At first glance this might not seem to make sense, as Superman has traditionally been the hero of conservative values, and Pope Francis is the pope who is loved by liberals. Batman’s dark nocturnal nature would appear to impress anti-establishment rebels and hipsters.

In fact, just as conservatives and liberals have changed in the last 50 years, so have Superman and Batman. When Supes was once an immigrant who adopted the creed and colors of America and fought fascism, JFK liberals could be pro-America, pro-business, and pro-life. But since the 1960s liberalism has soured into leftism, and Superman has morphed into a modern day liberal. He’s a journalist at a major metropolitan newspaper, and those aren’t welcoming to conservatives. He dates a shrill feminist. In “Superman II,” Supes refuses to accept death and, acting in the place of God, makes the earth turn backwards and thus reverses time — he was going to get his way no matter what it cost the rest of the world. Like big government, Superman is expected to be ubiquitous, compassionate and save us from ourselves. He’s no longer devoted to truth, justice, or, God forbid, the American way — that last phrase was even struck from the fairly recent film “Superman Returns.” At heart, Clark Kent believes that people are essentially good. He’s from the heartland, yes, but it is the new, “tolerant” flyover country — gay marriage-friendly Iowa, etc.
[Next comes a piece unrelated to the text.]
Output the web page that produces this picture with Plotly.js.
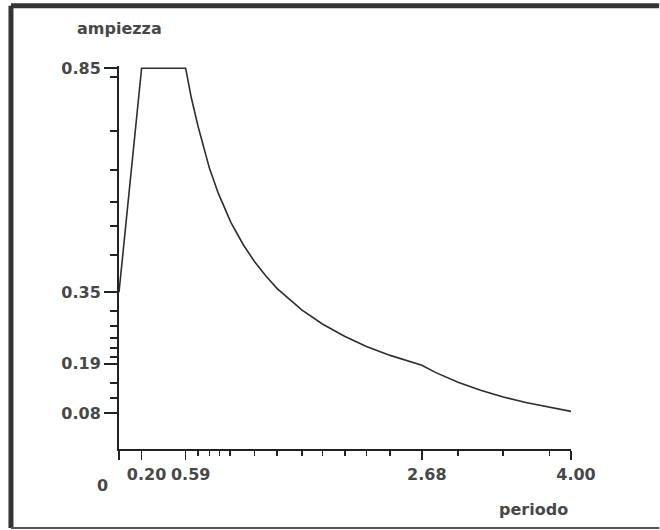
<!DOCTYPE html>
<html>
<head>
<meta charset="utf-8">
<script src="https://cdn.plot.ly/plotly-3.0.1.min.js"></script>
<style>
  html, body { margin: 0; padding: 0; background: #ffffff; }
  #chart { width: 660px; height: 530px; }
</style>
</head>
<body>
<div id="chart"></div>
<script>
// Period values (s)
const periodo = [0.00, 0.20, 0.59, 0.64, 0.70, 0.80, 0.88, 0.99, 1.10, 1.20, 1.30, 1.40, 1.62, 1.80, 2.00, 2.19, 2.40, 2.68, 2.80, 3.00, 3.20, 3.40, 3.60, 3.81, 4.00];
// Spectral amplitude
const ampiezza = [0.35, 0.85, 0.85, 0.784, 0.72, 0.627, 0.57, 0.506, 0.456, 0.418, 0.386, 0.358, 0.31, 0.279, 0.251, 0.229, 0.209, 0.187, 0.171, 0.149, 0.131, 0.116, 0.104, 0.093, 0.084];

// Axis ticks
const xTickVals = [0, 0.20, 0.59, 2.68, 4.00];
const xTickText = ['', '0.20', '0.59', '2.68', '4.00'];
const xMinorVals = [0.70, 0.80, 0.89, 0.98, 1.20, 1.40, 1.62, 1.80, 2.00, 2.19, 2.40, 3.00, 3.40, 3.81];
const yTickVals = [0.08, 0.19, 0.35, 0.85];
const yTickText = ['0.08', '0.19', '0.35', '0.85'];
const yMinorVals = [0.114, 0.147, 0.205, 0.225, 0.248, 0.275, 0.308, 0.433, 0.498, 0.551, 0.623, 0.71, 0.83];

const txtFont = { family: '"DejaVu Sans", Verdana, sans-serif', size: 16, color: '#484848', weight: 'bold' };

const trace = {
  x: periodo,
  y: ampiezza,
  type: 'scatter',
  mode: 'lines',
  line: { color: '#2e2e2e', width: 1.6 },
  hoverinfo: 'x+y'
};

const layout = {
  width: 660,
  height: 530,
  margin: { l: 119, r: 89, t: 66, b: 81 },
  paper_bgcolor: '#ffffff',
  plot_bgcolor: '#ffffff',
  showlegend: false,
  font: txtFont,
  xaxis: {
    range: [0, 4.0],
    showgrid: false,
    zeroline: false,
    showline: true,
    linecolor: '#222',
    linewidth: 2,
    ticks: 'outside',
    ticklen: 9,
    tickwidth: 1.6,
    tickcolor: '#222',
    tickmode: 'array',
    tickvals: xTickVals,
    ticktext: xTickText,
    tickfont: txtFont,
    ticklabelshift: 5,
    ticklabelstandoff: 1,
    minor: { tickmode: 'array', tickvals: xMinorVals, ticks: 'outside', ticklen: 5, tickwidth: 1.6, tickcolor: '#222', showgrid: false },
    fixedrange: true
  },
  yaxis: {
    range: [0, 0.855],
    showgrid: false,
    zeroline: false,
    showline: true,
    linecolor: '#222',
    linewidth: 2,
    ticks: 'outside',
    ticklen: 13,
    tickwidth: 1.6,
    tickcolor: '#222',
    tickmode: 'array',
    tickvals: yTickVals,
    ticktext: yTickText,
    tickfont: txtFont,
    ticklabelstandoff: 0,
    minor: { tickmode: 'array', tickvals: yMinorVals, ticks: 'outside', ticklen: 7, tickwidth: 1.6, tickcolor: '#222', showgrid: false },
    fixedrange: true
  },
  annotations: [
    { text: 'ampiezza', xref: 'paper', yref: 'paper', x: 0.0, y: 1.099, xanchor: 'center', yanchor: 'middle', showarrow: false, font: txtFont },
    { text: 'periodo', xref: 'paper', yref: 'paper', x: 0.998, y: -0.157, xanchor: 'right', yanchor: 'middle', showarrow: false, font: txtFont },
    { text: '0', xref: 'paper', yref: 'paper', x: -0.0365, y: -0.094, xanchor: 'center', yanchor: 'middle', showarrow: false, font: txtFont }
  ],
  shapes: [
    { type: 'line', xref: 'paper', yref: 'paper', x0: -0.239, x1: 1.195, y0: 1.157, y1: 1.157, line: { color: '#333', width: 5 } },
    { type: 'line', xref: 'paper', yref: 'paper', x0: -0.239, x1: -0.239, y0: 1.157, y1: -0.206, line: { color: '#333', width: 5 } },
    { type: 'line', xref: 'paper', yref: 'paper', x0: -0.239, x1: 1.195, y0: -0.206, y1: -0.206, line: { color: '#555', width: 2 } }
  ]
};

Plotly.newPlot('chart', [trace], layout, { staticPlot: true, displayModeBar: false });
</script>
</body>
</html>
This jibes with Pope Francis’s new style. Some of Pope Francis’s statements have read like editorials in a big city daily newspaper like The Daily Planet. He’s not a Marxist, but he’s known a few good Marxists in his time. The world’s biggest problems are not evil and sin, but youth unemployment and the loneliness of the old. In the first modern Superman movie (1978), Lex Luthor, a man who tried to take over the world by creating an ecological catastrophe, is treated more as a bemusing trickster than a dangerous malefactor. Again and again in the comics and films Luthor is sent to prison for rehabilitation, where he will, of course, escape. Pope Francis has admitted that he is reluctant to judge people on their behavior. “The Joy of the Gospel,” the recent exhortation by the pope, warns of the “authoritarian elitism” that is the outlook of “Christians whose lives seem like Lent without Easter.”

For Batman, of course, life is indeed Lent without Easter. There are occasional signs of hope in Gotham City, but for the most part the city is a cesspool of corruption and iniquity. Bruce Wayne knows that some people are so deeply sinful that nothing human can rehabilitate them; he was once called by liberal cartoonist Art Spiegelman “a rather fascistic Reagan-era hero.” As Bruce Wayne grew up negotiating his way in a place run by criminals, John Paul II was raised in a Poland that was occupied by Nazis and then by communists.

Both men were capable of moments of humor and even joy, but both also understood that sometimes evil had to be confronted. Before hauling Lex Luthor off to jail, Batman would have roughed him up a bit, just as John Paul II publicly rebuked a communist priest in Latin America. Instead of talking about the “good Marxist” he had known, John Paul the Great warned the Marxist in power in Poland that he would be watching them and that they had a responsibility “before history and before your conscience.”

Whereas Pope Francis’s exhortation “The Joy of the Gospel” calls for easy forgiveness and a eye on joy, soaring among the clouds like Superman, John Paul II’s masterpiece, “The Splendor of Truth” (Veritatis Splendor), confronts what can happen to the human soul, and society in general, when the truth is made relative. It reads in part:

“Reason attests that there are objects of the human act which are by their nature ‘incapable of being ordered’ to God, because they radically contradict the good of the person made in his image. … According to some, it appears that one no longer need acknowledge the enduring absoluteness of any moral value. All around us we encounter contempt for human life after conception and before birth; the ongoing violation of basic rights of the person; the unjust destruction of goods minimally necessary for a human life. Indeed, something more serious has happened: man is no longer convinced that only in the truth can he find salvation. The saving power of the truth is contested, and freedom alone, uprooted from any objectivity, is left to decide by itself what is good and what is evil.”

Of course, Batman and Superman, while having different styles, are ultimately on the same side. They even fight together in the Justice League, which is like their Vatican. Sometimes Batman shows the kindness and light humor of Superman; he is also against guns and killing. If pushed, Superman will admit that some people are beyond rehabilitation — he even kills an enemy in the recent film “Man of Steel.” Eventually the secular left that has fallen in love with Francis will figure out that the pope is not Bill Maher with a mitre, that he really is a member of the Catholic Church (watch the reaction when Pope Francis upholds Church teaching on homosexuality). Soon we’ll be back to the way thing have always been. The Joker and Lex Luther will remember why they hate the Justice League, and go out of their way to bring it down.